**Data shown:**
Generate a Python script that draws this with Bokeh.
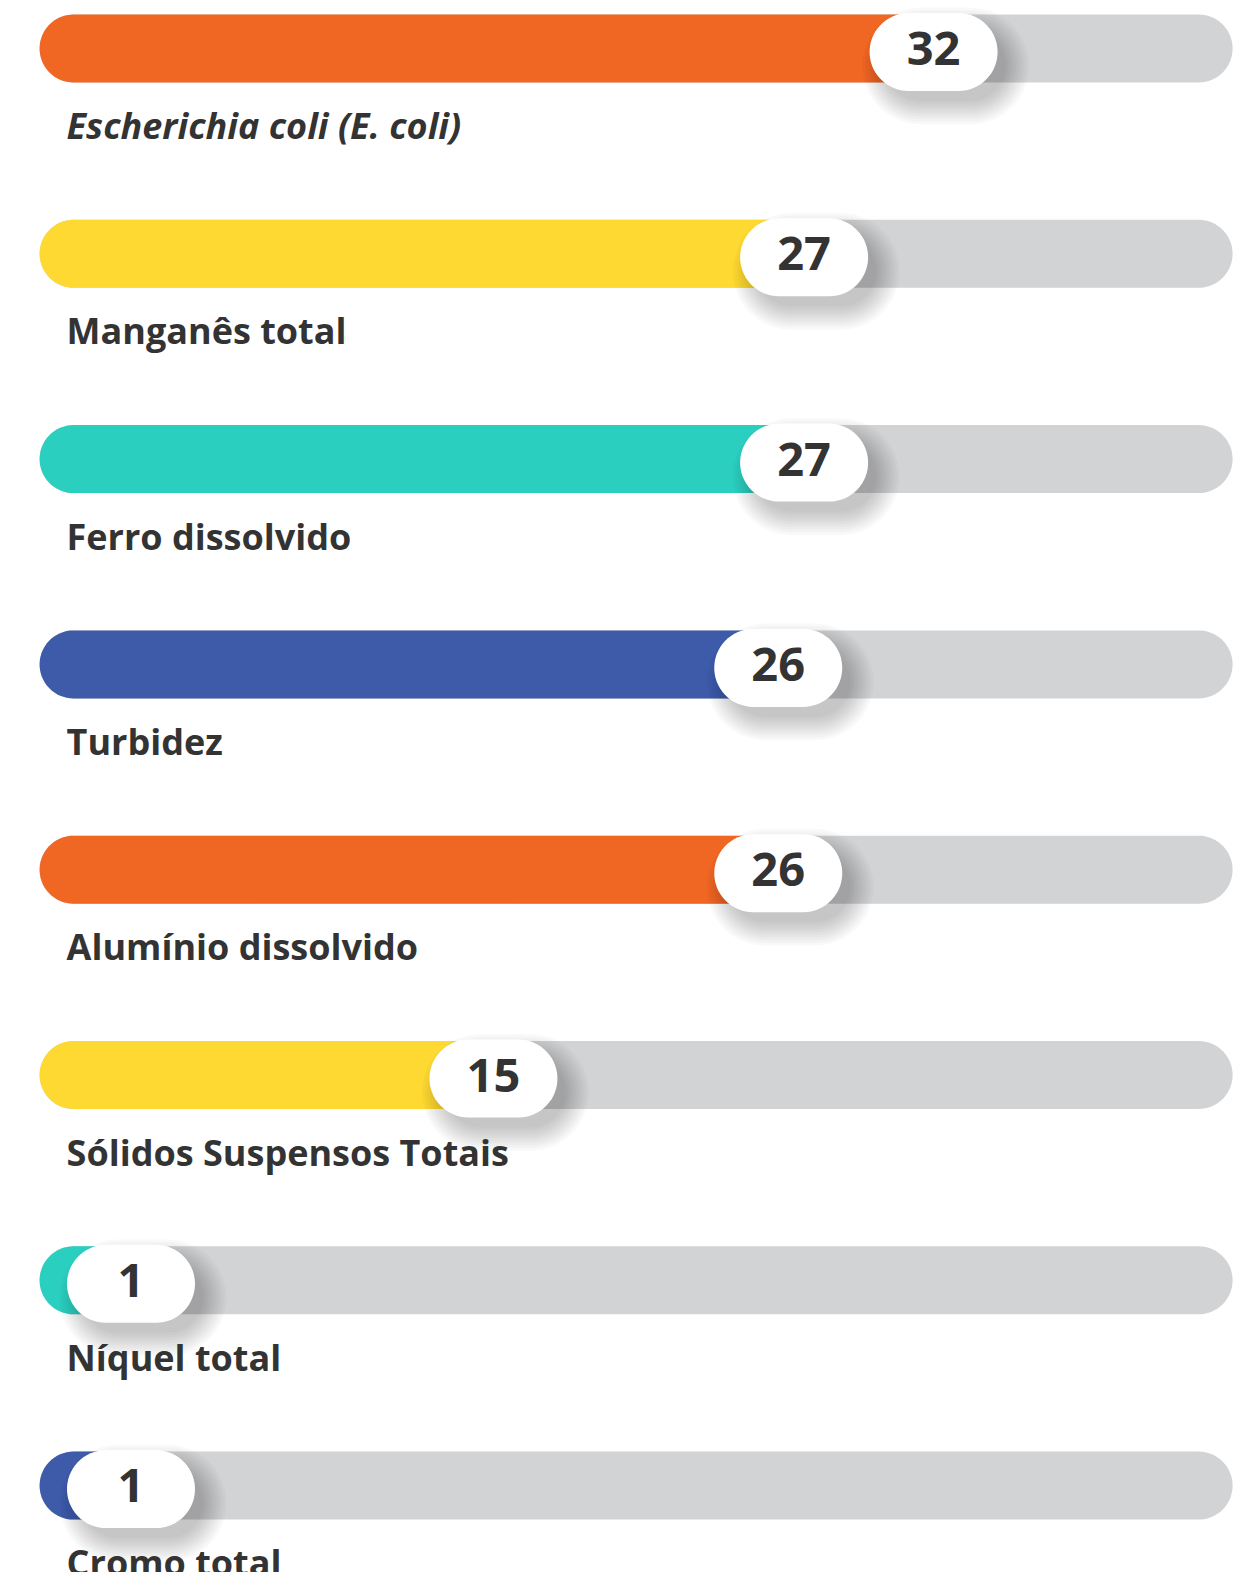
import numpy as np
from bokeh.plotting import figure
from bokeh.models import Range1d, ColumnDataSource
from bokeh.core.properties import value
from bokeh.embed import file_html
from bokeh.resources import INLINE

# ---------------- data ----------------
labels = ["Escherichia coli (E. coli)", "Manganês total", "Ferro dissolvido", "Turbidez",
          "Alumínio dissolvido", "Sólidos Suspensos Totais", "Níquel total", "Cromo total"]
values = [32, 27, 27, 26, 26, 15, 1, 1]
colors = ["#F06623", "#FED932", "#2ACFC0", "#3E5BA9",
          "#F06623", "#FED932", "#2ACFC0", "#3E5BA9"]
italic = [True, False, False, False, False, False, False, False]

# scale domain (track limits)
TRACK_START = -2.53
TRACK_END = 43.55

# ---------------- layout ----------------
W, H = 1235, 1572
X_MIN, X_MAX = -4.040, 43.662
ROW_PX = 205.3
FIRST_PX = 48.0
Y_TOP = -FIRST_PX / ROW_PX
Y_BOT = (H - FIRST_PX) / ROW_PX
PXX = (X_MAX - X_MIN) / W      # data units per pixel (x)
PYY = 1.0 / ROW_PX             # data units per pixel (y)

BAR_H = 68
PILL_W, PILL_H = 128, 78
PILL_DY = 3.5
FONT = "Open Sans"


def stadium(x0, x1, yc, h_px, dy_px=0.0, n=32):
    r = h_px / 2.0
    cl = x0 + r * PXX
    cr = x1 - r * PXX
    a_r = np.linspace(-np.pi / 2, np.pi / 2, n)
    a_l = np.linspace(np.pi / 2, 3 * np.pi / 2, n)
    xs = np.concatenate([cr + r * np.cos(a_r) * PXX, cl + r * np.cos(a_l) * PXX])
    ys = np.concatenate([yc + (dy_px + r * np.sin(a_r)) * PYY, yc + (dy_px + r * np.sin(a_l)) * PYY])
    return list(xs), list(ys)


rows = list(range(len(values)))

p = figure(width=W, height=H, output_backend="svg", toolbar_location=None,
           x_range=Range1d(X_MIN, X_MAX), y_range=Range1d(Y_BOT, Y_TOP),
           min_border=0, min_border_left=0, min_border_right=0,
           min_border_top=0, min_border_bottom=0)
p.axis.visible = False
p.grid.visible = False
p.outline_line_color = None
p.background_fill_color = "white"
p.border_fill_color = "white"

# tracks
txs, tys = [], []
for i in rows:
    xs, ys = stadium(TRACK_START, TRACK_END, i, BAR_H)
    txs.append(xs); tys.append(ys)
p.patches(txs, tys, fill_color="#D2D3D5", line_color=None)

# coloured bars
bxs, bys = [], []
for i, v in zip(rows, values):
    xs, ys = stadium(TRACK_START, v, i, BAR_H)
    bxs.append(xs); bys.append(ys)
p.patches(bxs, bys, fill_color=colors, line_color=None)

# soft shadows under pills
for k in range(10):
    grow = 2.6 * k
    sxs, sys_ = [], []
    for i, v in zip(rows, values):
        cx = v + 12 * PXX
        half = (PILL_W / 2 - 4 + grow) * PXX
        xs, ys = stadium(cx - half, cx + half, i, PILL_H - 8 + 2 * grow, dy_px=PILL_DY + 14)
        sxs.append(xs); sys_.append(ys)
    p.patches(sxs, sys_, fill_color="#000000", fill_alpha=0.022, line_color=None)

# white pills
pxs, pys = [], []
for i, v in zip(rows, values):
    half = (PILL_W / 2) * PXX
    xs, ys = stadium(v - half, v + half, i, PILL_H, dy_px=PILL_DY)
    pxs.append(xs); pys.append(ys)
p.patches(pxs, pys, fill_color="white", line_color=None)

# value numbers
src = ColumnDataSource(dict(x=values, y=rows, t=[str(v) for v in values]))
p.text(x="x", y="y", text="t", source=src, text_align="center", text_baseline="alphabetic",
       y_offset=0, text_font=value(FONT), text_font_style="bold",
       text_font_size="47px", text_color="#333333")

# category labels
it_rows = [i for i in rows if italic[i]]
nt_rows = [i for i in rows if not italic[i]]
for sel, style in ((it_rows, "bold italic"), (nt_rows, "bold")):
    s = ColumnDataSource(dict(x=[TRACK_START] * len(sel), y=sel, t=[labels[i] for i in sel]))
    p.text(x="x", y="y", text="t", source=s, text_align="left", text_baseline="alphabetic",
           x_offset=27, y_offset=77, text_font=value(FONT), text_font_style=style,
           text_font_size="36px", text_color="#333333")

open("out.html", "w").write(file_html(p, INLINE))
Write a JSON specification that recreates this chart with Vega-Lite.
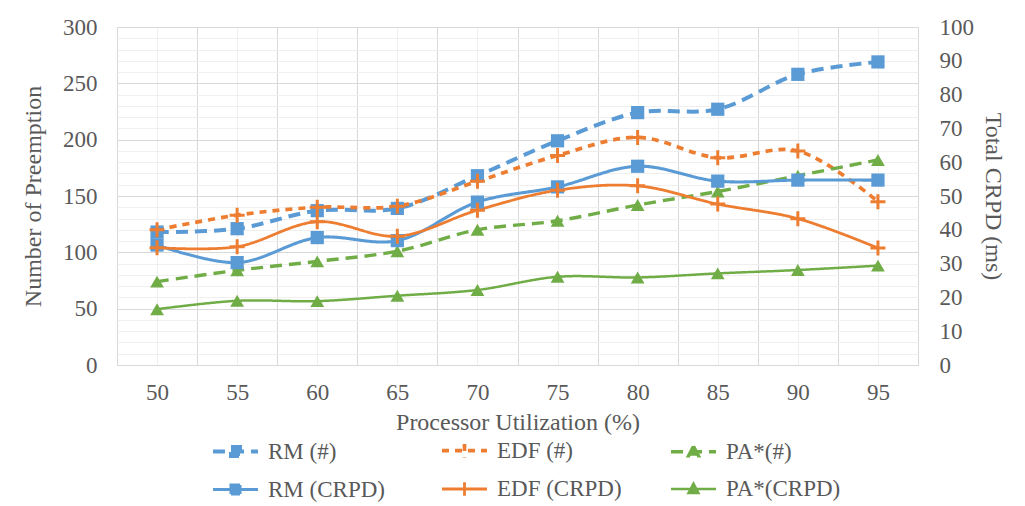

**Your task:** Pictures in the records should not appear in your copy, but everything else must be transcribed exactly.

**Response below:**
Generate a Python script that draws this with Bokeh.
import numpy as np
from bokeh.plotting import figure
from bokeh.models import Range1d, ColumnDataSource
from bokeh.core.properties import value
from bokeh.embed import file_html
from bokeh.resources import INLINE

# ---------------- data ----------------
labels = ["Escherichia coli (E. coli)", "Manganês total", "Ferro dissolvido", "Turbidez",
          "Alumínio dissolvido", "Sólidos Suspensos Totais", "Níquel total", "Cromo total"]
values = [32, 27, 27, 26, 26, 15, 1, 1]
colors = ["#F06623", "#FED932", "#2ACFC0", "#3E5BA9",
          "#F06623", "#FED932", "#2ACFC0", "#3E5BA9"]
italic = [True, False, False, False, False, False, False, False]

# scale domain (track limits)
TRACK_START = -2.53
TRACK_END = 43.55

# ---------------- layout ----------------
W, H = 1235, 1572
X_MIN, X_MAX = -4.040, 43.662
ROW_PX = 205.3
FIRST_PX = 48.0
Y_TOP = -FIRST_PX / ROW_PX
Y_BOT = (H - FIRST_PX) / ROW_PX
PXX = (X_MAX - X_MIN) / W      # data units per pixel (x)
PYY = 1.0 / ROW_PX             # data units per pixel (y)

BAR_H = 68
PILL_W, PILL_H = 128, 78
PILL_DY = 3.5
FONT = "Open Sans"


def stadium(x0, x1, yc, h_px, dy_px=0.0, n=32):
    r = h_px / 2.0
    cl = x0 + r * PXX
    cr = x1 - r * PXX
    a_r = np.linspace(-np.pi / 2, np.pi / 2, n)
    a_l = np.linspace(np.pi / 2, 3 * np.pi / 2, n)
    xs = np.concatenate([cr + r * np.cos(a_r) * PXX, cl + r * np.cos(a_l) * PXX])
    ys = np.concatenate([yc + (dy_px + r * np.sin(a_r)) * PYY, yc + (dy_px + r * np.sin(a_l)) * PYY])
    return list(xs), list(ys)


rows = list(range(len(values)))

p = figure(width=W, height=H, output_backend="svg", toolbar_location=None,
           x_range=Range1d(X_MIN, X_MAX), y_range=Range1d(Y_BOT, Y_TOP),
           min_border=0, min_border_left=0, min_border_right=0,
           min_border_top=0, min_border_bottom=0)
p.axis.visible = False
p.grid.visible = False
p.outline_line_color = None
p.background_fill_color = "white"
p.border_fill_color = "white"

# tracks
txs, tys = [], []
for i in rows:
    xs, ys = stadium(TRACK_START, TRACK_END, i, BAR_H)
    txs.append(xs); tys.append(ys)
p.patches(txs, tys, fill_color="#D2D3D5", line_color=None)

# coloured bars
bxs, bys = [], []
for i, v in zip(rows, values):
    xs, ys = stadium(TRACK_START, v, i, BAR_H)
    bxs.append(xs); bys.append(ys)
p.patches(bxs, bys, fill_color=colors, line_color=None)

# soft shadows under pills
for k in range(10):
    grow = 2.6 * k
    sxs, sys_ = [], []
    for i, v in zip(rows, values):
        cx = v + 12 * PXX
        half = (PILL_W / 2 - 4 + grow) * PXX
        xs, ys = stadium(cx - half, cx + half, i, PILL_H - 8 + 2 * grow, dy_px=PILL_DY + 14)
        sxs.append(xs); sys_.append(ys)
    p.patches(sxs, sys_, fill_color="#000000", fill_alpha=0.022, line_color=None)

# white pills
pxs, pys = [], []
for i, v in zip(rows, values):
    half = (PILL_W / 2) * PXX
    xs, ys = stadium(v - half, v + half, i, PILL_H, dy_px=PILL_DY)
    pxs.append(xs); pys.append(ys)
p.patches(pxs, pys, fill_color="white", line_color=None)

# value numbers
src = ColumnDataSource(dict(x=values, y=rows, t=[str(v) for v in values]))
p.text(x="x", y="y", text="t", source=src, text_align="center", text_baseline="alphabetic",
       y_offset=0, text_font=value(FONT), text_font_style="bold",
       text_font_size="47px", text_color="#333333")

# category labels
it_rows = [i for i in rows if italic[i]]
nt_rows = [i for i in rows if not italic[i]]
for sel, style in ((it_rows, "bold italic"), (nt_rows, "bold")):
    s = ColumnDataSource(dict(x=[TRACK_START] * len(sel), y=sel, t=[labels[i] for i in sel]))
    p.text(x="x", y="y", text="t", source=s, text_align="left", text_baseline="alphabetic",
           x_offset=27, y_offset=77, text_font=value(FONT), text_font_style=style,
           text_font_size="36px", text_color="#333333")

open("out.html", "w").write(file_html(p, INLINE))
Write a JSON specification that recreates this chart with Vega-Lite.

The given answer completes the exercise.